And the ECL program to show this is:

	IMPORT WebLogs;
	d := WebLogs.File_WebLogs.Logs;
	TOPN(WebLogs.Trending(D).DailySummaries,100,-visitors);

In addition to daily summaries wlam is capable of computing moving averages; once plotted these can give trend-lines. To get the summaries with 30 and 90 days moving averages appended use DailyAverages rather than summaries. Thus:

	IMPORT WebLogs;
	d := WebLogs.File_WebLogs.Logs;
	WebLogs.Trending(D).DailyAverages;


Custom Log Formats
------------------

File_Weblogs is built to process the Apache Combined Log Format. However it is possible to use the WLAM module on any log format; provided the log file has first been massaged into the correct format.

LayoutLog defines the format that each web logfile should eventually end up in. Any fields not available in the source data should not be defined; they will be filled in automatically by the system.

File_Custom_Weblogs provides an example of processing a rather different log format into the weblog standard.
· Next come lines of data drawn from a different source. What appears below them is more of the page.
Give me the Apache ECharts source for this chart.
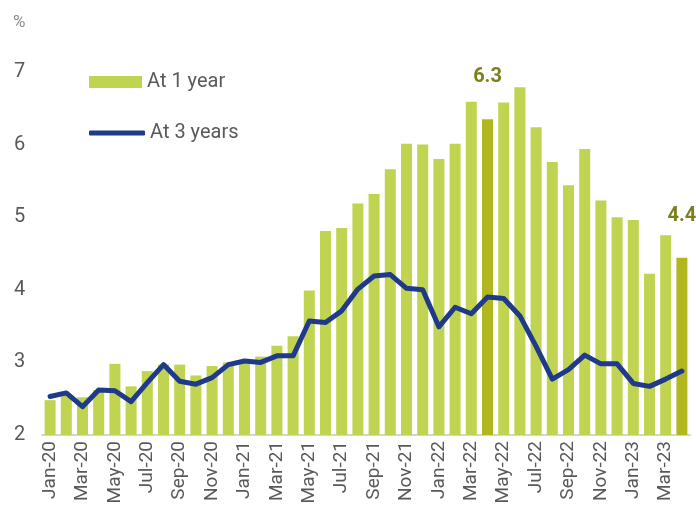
<!DOCTYPE html>
<html>
<head>
<meta charset="utf-8">
<script src="https://cdn.jsdelivr.net/npm/echarts@6/dist/echarts.min.js"></script>
<style>html,body{margin:0;padding:0;background:#fff}#c{width:696px;height:517px}</style>
</head>
<body>
<div id="c"></div>
<script>
const categories = ['Jan-20','Feb-20','Mar-20','Apr-20','May-20','Jun-20','Jul-20','Aug-20','Sep-20','Oct-20','Nov-20','Dec-20',
  'Jan-21','Feb-21','Mar-21','Apr-21','May-21','Jun-21','Jul-21','Aug-21','Sep-21','Oct-21','Nov-21','Dec-21',
  'Jan-22','Feb-22','Mar-22','Apr-22','May-22','Jun-22','Jul-22','Aug-22','Sep-22','Oct-22','Nov-22','Dec-22',
  'Jan-23','Feb-23','Mar-23','Apr-23'];
const oneYear = [2.48,2.55,2.52,2.62,2.98,2.67,2.88,2.97,2.97,2.82,2.95,3.0,
  3.03,3.08,3.23,3.36,3.99,4.81,4.85,5.19,5.32,5.66,6.01,6.0,
  5.80,6.01,6.59,6.35,6.58,6.79,6.24,5.76,5.44,5.94,5.23,5.0,
  4.96,4.22,4.75,4.44];
const threeYears = [2.53,2.58,2.39,2.62,2.61,2.46,2.72,2.97,2.74,2.70,2.79,2.97,
  3.02,3.0,3.09,3.09,3.57,3.55,3.71,4.01,4.19,4.21,4.02,4.0,
  3.49,3.76,3.67,3.90,3.88,3.64,3.22,2.77,2.90,3.10,2.98,2.98,
  2.71,2.67,2.77,2.88];
const highlighted = ['Apr-22','Apr-23'];
const labelTexts = {'Apr-22':'6.3','Apr-23':'4.4'};
const yTicks = [2,3,4,5,6,7];

const BAR = '#c0d452', DARK = '#b1b81f', LINE = '#1f3a8a', TXT = '#595959';
const FONT = 'Roboto';
const barData = oneYear.map((v,i)=>{
  const c = categories[i];
  if (highlighted.includes(c)) {
    return {value:v, itemStyle:{color:DARK},
      label:{show:true, position:'top', distance:32, formatter:labelTexts[c],
        color:'#7c7f1c', fontWeight:'bold', fontSize:20, fontFamily:FONT}};
  }
  return v;
});

const chart = echarts.init(document.getElementById('c'), null, {renderer:'canvas'});
chart.setOption({
  animation:false,
  textStyle:{fontFamily:FONT},
  grid:{left:42, right:6, top:72, bottom:82, containLabel:false},
  legend:[{
    show:true, orient:'vertical', left:89, top:72, padding:0,
    itemWidth:53, itemHeight:12,
    textStyle:{color:TXT, fontSize:20, fontFamily:FONT},
    data:[{name:'At 1 year', icon:'rect'}]
  },{
    show:true, orient:'vertical', left:89, top:123, padding:0,
    itemWidth:56, itemHeight:5,
    textStyle:{color:TXT, fontSize:20, fontFamily:FONT},
    itemStyle:{color:LINE},
    data:[{name:'At 3 years', icon:'roundRect'}]
  }],
  graphic:[{type:'text', left:13, top:14, style:{text:'%', fill:'#8c8c8c', font:'17px Roboto'}}],
  xAxis:{
    type:'category', data:categories,
    axisLine:{lineStyle:{color:'#d4d4d4', width:2}},
    axisTick:{show:false},
    axisLabel:{interval:1, rotate:90, color:TXT, fontSize:19, margin:6, fontFamily:FONT}
  },
  yAxis:{
    type:'value', min:yTicks[0], max:yTicks[yTicks.length-1], interval:1,
    axisLine:{show:false}, axisTick:{show:false}, splitLine:{show:false},
    axisLabel:{color:TXT, fontSize:20, margin:28, align:'left', fontFamily:FONT}
  },
  series:[
    {name:'At 1 year', type:'bar', data:barData, barCategoryGap:'32%', itemStyle:{color:BAR}},
    {name:'At 3 years', type:'line', data:threeYears, symbol:'none', showSymbol:false, smooth:false,
      lineStyle:{color:LINE, width:5, cap:'round', join:'round'}, itemStyle:{color:LINE}}
  ]
});
</script>
</body>
</html>
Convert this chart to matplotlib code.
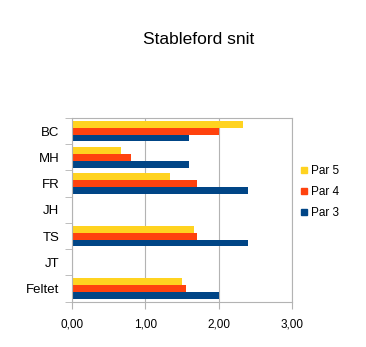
import numpy as np
import matplotlib
matplotlib.use('Agg')
import matplotlib.pyplot as plt
from matplotlib.lines import Line2D
from matplotlib.ticker import FuncFormatter

# data
players = ['BC', 'MH', 'FR', 'JH', 'TS', 'JT', 'Feltet']
par5 = [2.33, 0.67, 1.33, 0, 1.66, 0, 1.50]
par4 = [2.00, 0.80, 1.70, 0, 1.70, 0, 1.55]
par3 = [1.60, 1.60, 2.40, 0, 2.40, 0, 2.00]

series = [('Par 5', par5, '#ffd320'),
          ('Par 4', par4, '#ff420e'),
          ('Par 3', par3, '#004586')]

plt.rcParams['font.family'] = ['Liberation Sans', 'DejaVu Sans']

fig = plt.figure(figsize=(3.66, 3.47), dpi=100)
ax = fig.add_axes([0.1967, 0.1305, 0.601, 0.5295])

y = np.arange(len(players))
h = 0.263
for i, (name, vals, col) in enumerate(series):
    ax.barh(y + (i - 1) * h, vals, height=h, color=col, label=name, zorder=2)

ax.set_xlim(0, 3)
ax.set_ylim(len(players) - 0.5, -0.5)
ax.set_xticks([0, 1, 2, 3])
ax.xaxis.set_major_formatter(FuncFormatter(lambda v, p: f'{v:.2f}'.replace('.', ',')))
ax.set_yticks(y)
ax.set_yticklabels(players, fontsize=9.5)
ax.set_yticks(np.arange(len(players) + 1) - 0.5, minor=True)
ax.tick_params(axis='y', which='major', length=0, pad=9)
ax.tick_params(axis='y', which='minor', length=5, color='#b3b3b3')
ax.tick_params(axis='x', length=5, color='#b3b3b3', labelsize=8.5, pad=7)

ax.grid(axis='x', color='#b3b3b3', linewidth=0.8, zorder=0)
for s in ax.spines.values():
    s.set_color('#b3b3b3')
    s.set_linewidth(0.8)

fig.text(0.543, 0.886, 'Stableford snit', fontsize=12.5, ha='center', va='center')

handles = [Line2D([], [], marker='s', linestyle='none', markersize=4,
                  color=col, label=name) for name, vals, col in series]
fig.legend(handles=handles, loc='center left', bbox_to_anchor=(0.805, 0.447),
           frameon=False, fontsize=8.5, handlelength=0.6, handletextpad=0.3,
           labelspacing=0.75, borderpad=0)

fig.savefig('out.png', dpi=100, facecolor='white')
It will be noted that File_WebLog exports a number of patterns that will help in processing log files which are ‘quite a bit like’ Apache logs. Ultimately however it doesn’t matter HOW you get the data into the format; as long as you do.

File_WebLogs also provides DeriveSessions to allow session info to be computed; note however that MOST of the function relies upon the SelfReference flag having been filled in correctly


Changelog
---------

01-23-2012	Initial commit